Why Money Doesn't Buy Happiness
According to Kahneman and Deaton, money doesn't buy happiness. Why not?
Posted August 25, 2022 | Reviewed by Michelle Quirk
- It's often said that money doesn't buy happiness, and, in a 2010 study, Kahneman and Deaton show that it doesn't.
- Nevertheless, most people apparently think that it does.
- Kahneman and Deaton found that "emotional well-being" is associated with social interaction rather than with higher income.
The old saw “money can’t buy happiness” is often used, mostly by people who don’t have much, as a challenge to the importance of wealth in human society. But is it true? Does more money really not make people happier?
In a 2010 study, Nobel laureate Daniel Kahneman and Angus Deaton set out to answer this question. They explored two aspects of what’s known as “subjective well-being.” Importantly, they made a distinction between emotional well-being and life evaluation. Emotional well-being is defined as “…the emotional quality of an individual’s everyday experience—the frequency and intensity of experiences of joy, fascination, anxiety, sadness, anger, affection that make one’s life pleasant or unpleasant." Life evaluation “refers to a person’s thoughts about his or her life.” Here is what they found:
In the present study, we confirm the contribution of higher income to improving individuals’ life evaluation, even among those who are already well off. However, we also find that the effects of income on the emotional dimension of well-being satiate fully at an annual income of ∼$75,000… (Kahneman and Deaton, 2010, p. 16490).
In other words, getting more money makes us think our lives are better, but doesn’t make us feel any better.
To be sure, not having enough money negatively affects our emotional well-being. But once we have enough (about $75,000 in 2010), having more doesn’t positively affect it. So, while we think our lives would be better if we got a raise or hit the lottery jackpot, we’d be no happier than we were before the windfall. Now that’s interesting. Money really doesn’t buy happiness.
But why not? We think that Kahneman and Deaton’s distinction between life evaluation and emotional well-being might provide an answer.
Evolution of Emotional Well-Being
The emotions of well-being the authors identify—joy, fascination, anxiety, sadness, anger, affection—evolved over hundreds of thousands of years in hunter–gatherer bands. There was no money in these bands, of course, and, as we’ve noted in previous blogs, it was more important to use possessions as gifts than hold on to them. Well-being was having enough to eat and interacting with the other members of the band—hunting, gathering, quarreling, fighting, telling stories, dancing, healing.
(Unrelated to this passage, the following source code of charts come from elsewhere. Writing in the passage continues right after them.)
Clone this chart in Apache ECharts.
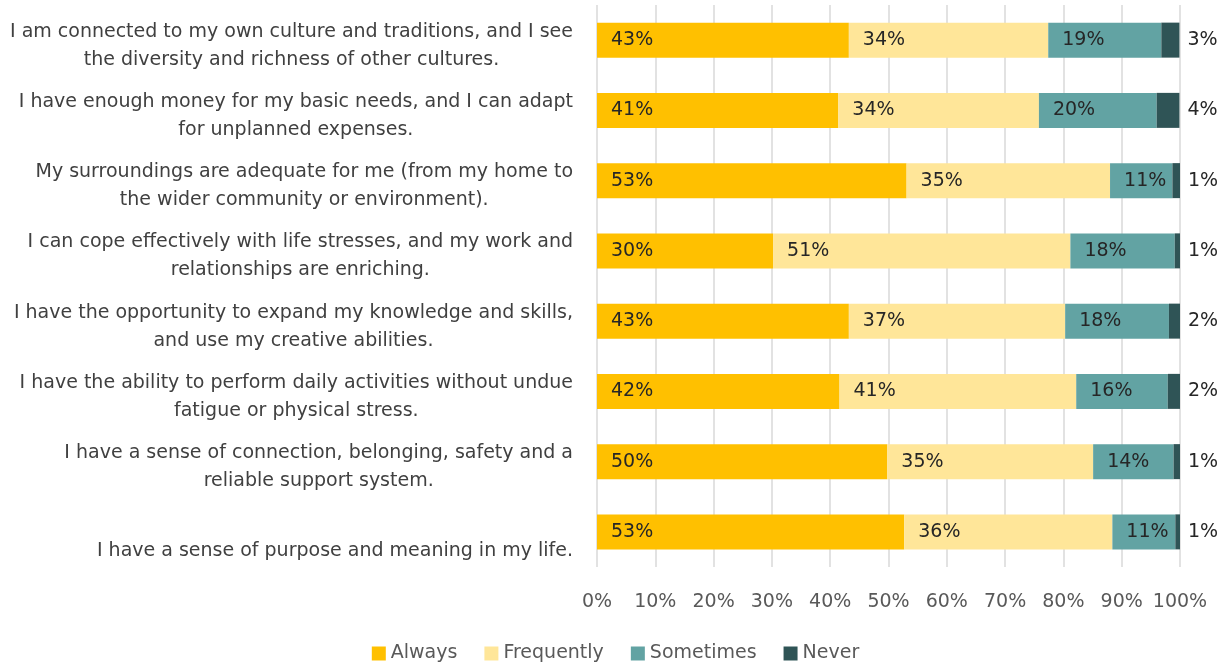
<!DOCTYPE html>
<html>
<head>
<meta charset="utf-8">
<script src="https://cdn.jsdelivr.net/npm/echarts@6/dist/echarts.min.js"></script>
<style>
html,body{margin:0;padding:0;background:#fff;}
#chart{width:1231px;height:666px;}
</style>
</head>
<body>
<div id="chart"></div>
<script>
var categories = [
  "I am connected to my own culture and traditions, and I see\nthe diversity and richness of other cultures.",
  "I have enough money for my basic needs, and I can adapt\nfor unplanned expenses.",
  "My surroundings are adequate for me (from my home to\nthe wider community or environment).",
  "I can cope effectively with life stresses, and my work and\nrelationships are enriching.",
  "I have the opportunity to expand my knowledge and skills,\nand use my creative abilities.",
  "I have the ability to perform daily activities without undue\nfatigue or physical stress.",
  "I have a sense of connection, belonging, safety and a\nreliable support system.",
  "\nI have a sense of purpose and meaning in my life."
];
var seriesNames = ["Always", "Frequently", "Sometimes", "Never"];
var always     = [43.2, 41.4, 53.1, 30.2, 43.2, 41.6, 49.8, 52.7];
var frequently = [34.2, 34.4, 34.9, 51.0, 37.1, 40.6, 35.3, 35.7];
var sometimes  = [19.4, 20.2, 10.7, 17.9, 17.8, 15.7, 13.8, 10.8];
var never      = [3.1, 3.9, 1.3, 0.9, 1.9, 2.1, 1.1, 0.8];
var xTicks = [0, 10, 20, 30, 40, 50, 60, 70, 80, 90, 100];

var colors = ["#FFC000", "#FFE699", "#62A3A3", "#2F5456"];
var FONT = "DejaVu Sans";
var FS = 19;
var values = [always, frequently, sometimes, never];

var chart = echarts.init(document.getElementById('chart'), null, {renderer: 'canvas'});

var series = seriesNames.map(function (name, i) {
  var isNever = i === 3;
  return {
    name: name,
    type: 'bar',
    stack: 'total',
    barWidth: 35,
    data: values[i],
    itemStyle: {color: colors[i]},
    label: {
      show: true,
      position: isNever ? 'right' : 'insideLeft',
      distance: isNever ? 8 : 14,
      fontFamily: FONT,
      fontSize: FS,
      color: '#262626',
      formatter: function (p) { return Math.round(p.value) + '%'; }
    }
  };
});

chart.setOption({
  animation: false,
  backgroundColor: '#ffffff',
  color: colors,
  grid: {left: 597, right: 51, top: 5, bottom: 99, containLabel: false},
  legend: {
    data: seriesNames,
    left: 'center',
    bottom: 0,
    padding: [5, 5, 3, 5],
    itemWidth: 14,
    itemHeight: 14,
    itemGap: 27,
    icon: 'rect',
    textStyle: {fontFamily: FONT, fontSize: FS, color: '#595959'}
  },
  xAxis: {
    type: 'value',
    min: xTicks[0],
    max: xTicks[xTicks.length - 1],
    interval: xTicks[1] - xTicks[0],
    axisLine: {show: false},
    axisTick: {show: false},
    splitLine: {show: true, lineStyle: {color: '#d9d9d9', width: 1.5}},
    axisLabel: {
      fontFamily: FONT, fontSize: FS, color: '#595959', margin: 26,
      formatter: function (v) { return v + '%'; }
    }
  },
  yAxis: {
    type: 'category',
    data: categories,
    inverse: true,
    axisLine: {show: false},
    axisTick: {show: false},
    axisLabel: {
      margin: 24,
      align: 'right',
      padding: [11, 0, 0, 0],
      formatter: function (v) {
        return v.split('\n').map(function (l) { return '{c|' + (l || ' ') + '}'; }).join('\n');
      },
      rich: {
        c: {align: 'center', fontFamily: FONT, fontSize: FS, lineHeight: 28, color: '#404040'}
      }
    }
  },
  series: series
});
</script>
</body>
</html>
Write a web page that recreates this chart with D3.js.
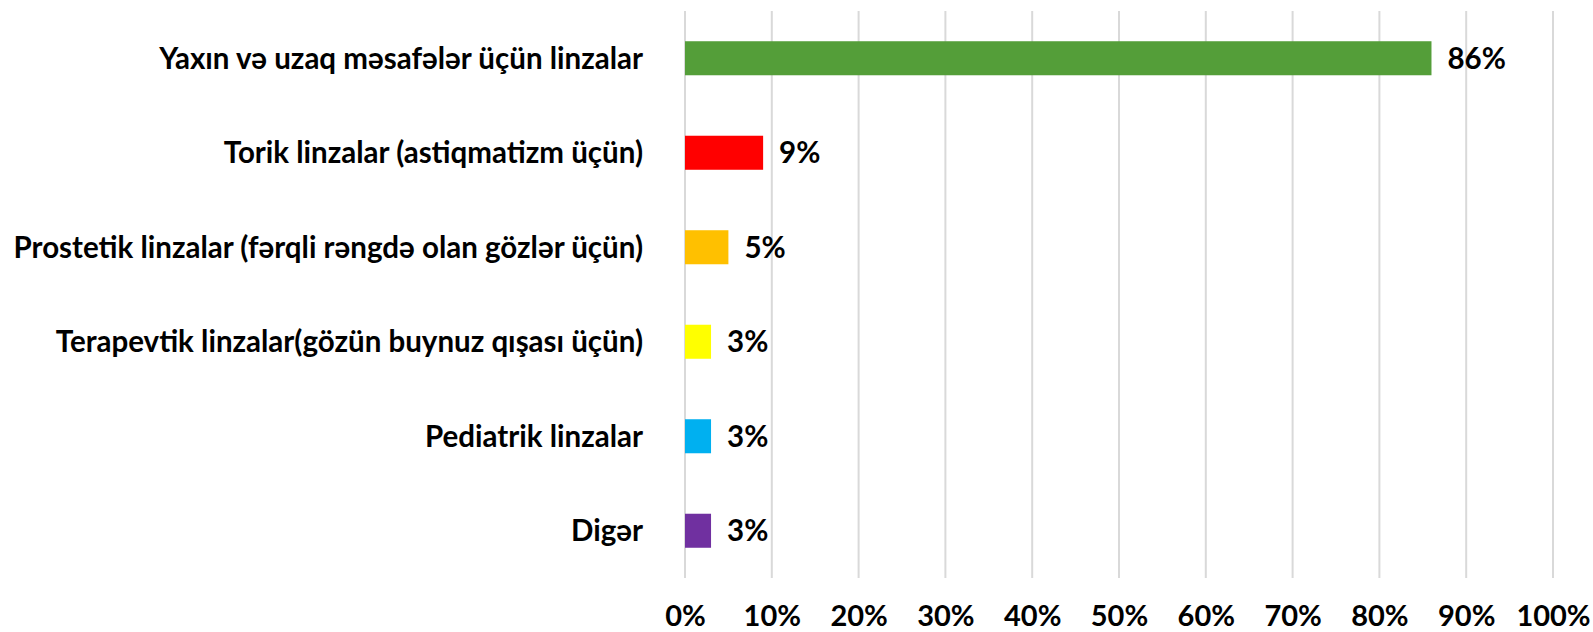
<!DOCTYPE html>
<html>
<head>
<meta charset="utf-8">
<script src="https://cdn.jsdelivr.net/npm/d3@7"></script>
<style>
  body { margin: 0; background: #fff; }
  svg text { font-family: Lato, "Open Sans", sans-serif; font-weight: bold; fill: #000; }
</style>
</head>
<body>
<div id="app"></div>
<script>
const categories = [
  'Yaxın və uzaq məsafələr üçün linzalar',
  'Torik linzalar (astiqmatizm üçün)',
  'Prostetik linzalar (fərqli rəngdə olan gözlər üçün)',
  'Terapevtik linzalar(gözün buynuz qışası üçün)',
  'Pediatrik linzalar',
  'Digər'
];
const values = [86, 9, 5, 3, 3, 3];
const colors = ['#549E39', '#FF0000', '#FFC000', '#FFFF00', '#00B0F0', '#7030A0'];
const ticks = [0, 10, 20, 30, 40, 50, 60, 70, 80, 90, 100];

const width = 1593, height = 632;
const fontSize = 29.5;

const svg = d3.select('#app')
  .append('svg')
  .attr('width', width)
  .attr('height', height);

const x = d3.scaleLinear().domain([0, 100]).range([685, 1553]);
const y = d3.scaleBand().domain(categories).range([11, 578]).paddingInner(0.64).paddingOuter(0.32);

// gridlines
svg.append('g')
  .selectAll('line')
  .data(ticks)
  .join('line')
  .attr('x1', d => x(d)).attr('x2', d => x(d))
  .attr('y1', 11).attr('y2', 578)
  .attr('stroke', '#d9d9d9')
  .attr('stroke-width', 2);

// x axis labels
const xAxis = d3.axisBottom(x).tickValues(ticks).tickFormat(d => d + '%').tickSize(0).tickPadding(0);
const gx = svg.append('g').attr('transform', 'translate(0,626)').call(xAxis);
gx.select('.domain').remove();
gx.selectAll('text').attr('font-size', 29).attr('dy', 0).attr('font-family', null);

// category labels
const yAxis = d3.axisLeft(y).tickSize(0).tickPadding(0);
const gy = svg.append('g').attr('transform', 'translate(643,0)').call(yAxis);
gy.select('.domain').remove();
gy.selectAll('text').attr('font-size', fontSize).attr('dy', '0.36em').attr('font-family', null);

// bars
svg.append('g')
  .selectAll('rect')
  .data(values)
  .join('rect')
  .attr('x', x(0))
  .attr('y', (d, i) => y(categories[i]))
  .attr('width', d => x(d) - x(0))
  .attr('height', y.bandwidth())
  .attr('fill', (d, i) => colors[i]);

// value labels
svg.append('g')
  .selectAll('text')
  .data(values)
  .join('text')
  .attr('x', d => x(d) + 16)
  .attr('y', (d, i) => y(categories[i]) + y.bandwidth() / 2)
  .attr('dy', '0.36em')
  .attr('font-size', fontSize)
  .text(d => d + '%');
</script>
</body>
</html>
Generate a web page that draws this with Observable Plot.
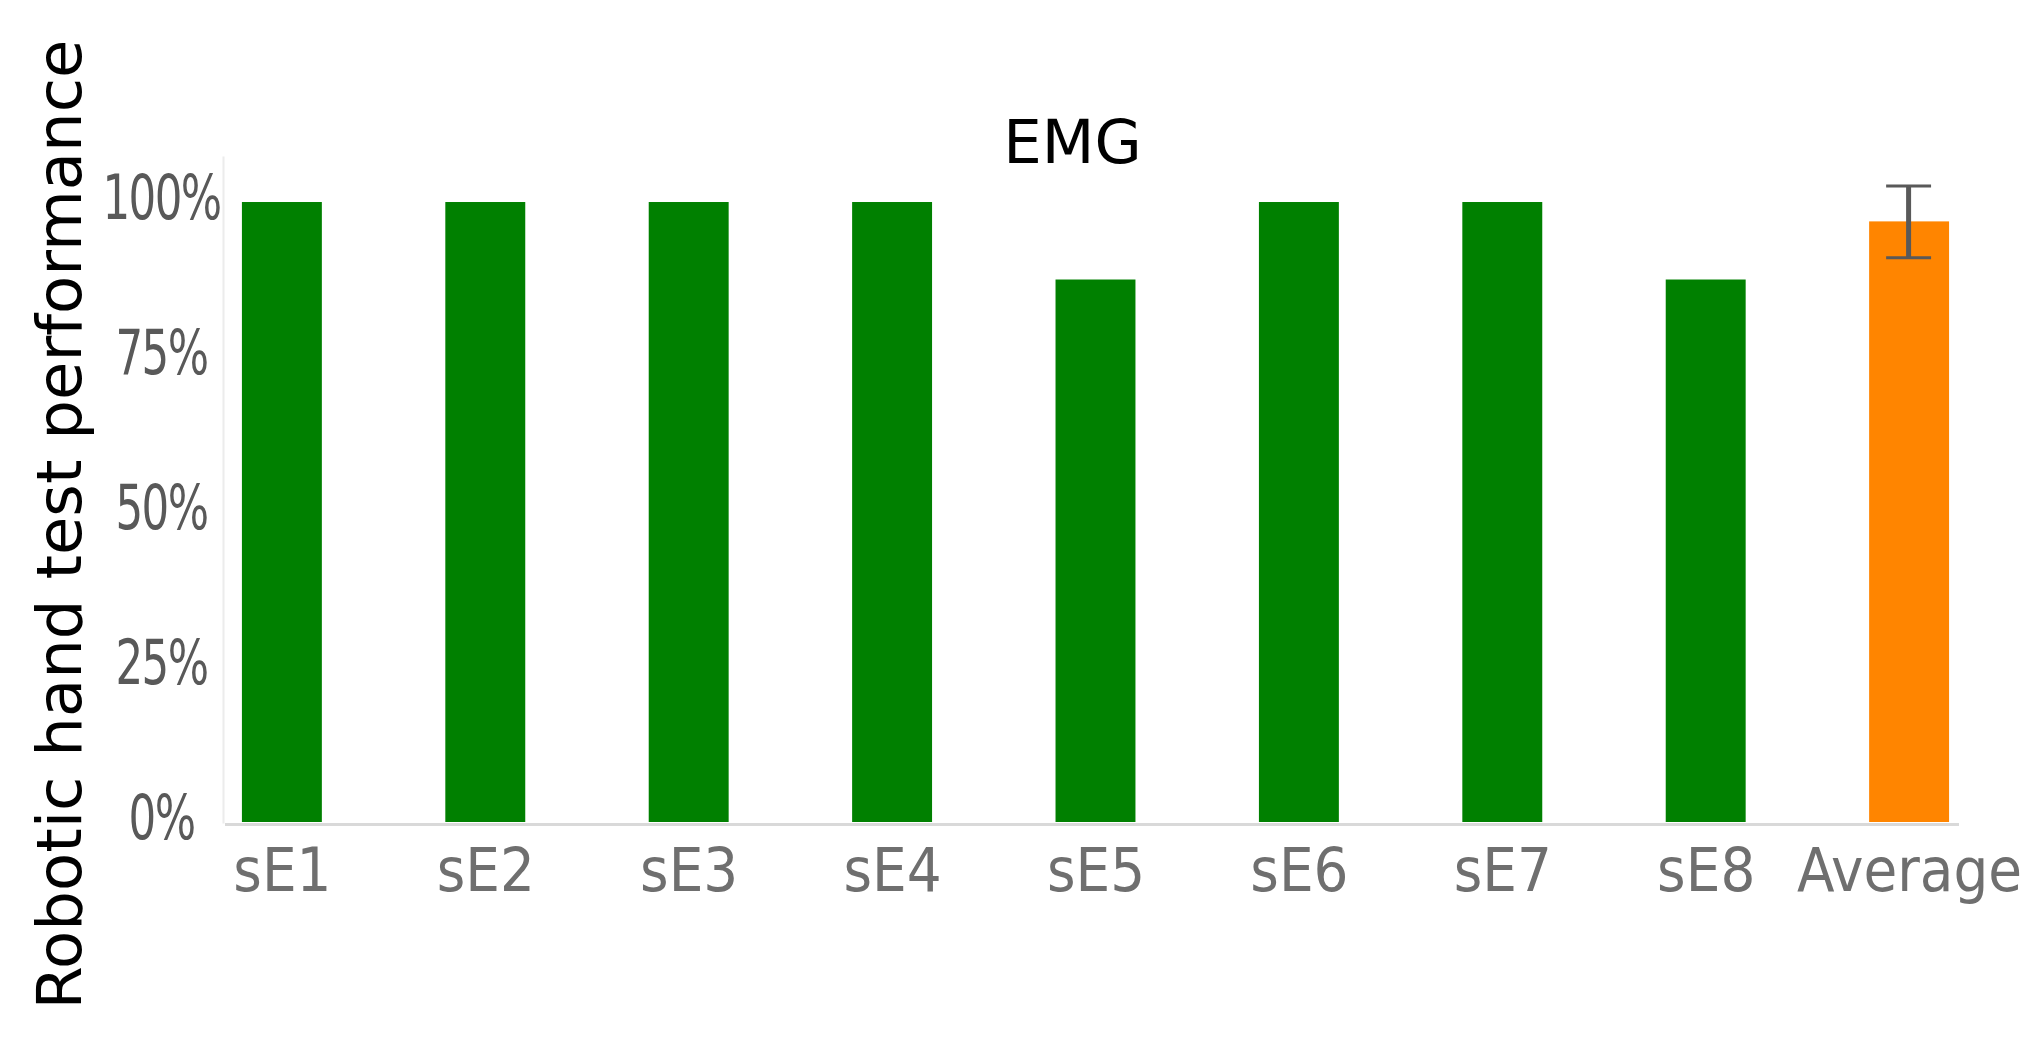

However, since the agricultural revolution, human history has been in large part the story of acquisition—more land, money, possessions, power. Today, acquisition messages are all around us: Buy more and better things, get a higher-paying job. These messages address post-agricultural thinking but ignore ancient emotional needs.
Thinking about how your life is going or will go is another creation of our old friend and nemesis the neocortex. Given the obvious advantages of wealth and power after the agricultural revolution, the cortex turned them into ideas, things to aspire to, goals. Moving up was good, whether it made you happy or not.
As more and more opportunities to move up were created by the industrial revolution and the market economy, more and more people could rise. It was great to have enough—enough money, enough to eat, and a place to live. And it felt good to rise and have more status.
A Moving Goal
Unfortunately, there was an unintended consequence: The goal kept moving. There was always a better position, a better salary, higher status. Thinking about well-being became associated with making more money. When Donald Trump was asked about what money meant to him, he said “Money was never a big motivation for me, except as a way to keep score.” He didn’t mention happiness.
So, here we humans are, stuck again between ancient emotions and an environment that pushes us to achieve and acquire. As Kahneman and Deaton note in their study, when asked the question, “What made you happy yesterday,” most people emphasized time with family and friends, taking care of a relative, working on a project with others, etc. When asked what they thought would make them happier, most said, “Having more money.”
Kahneman, D. and Deaton, A. 2010. “High Income Improves Evaluation of Life, But Not Emotional Well-Being.” PNAS. September 21, 2010, vol. 107, no. 38, pp. 16489-16493.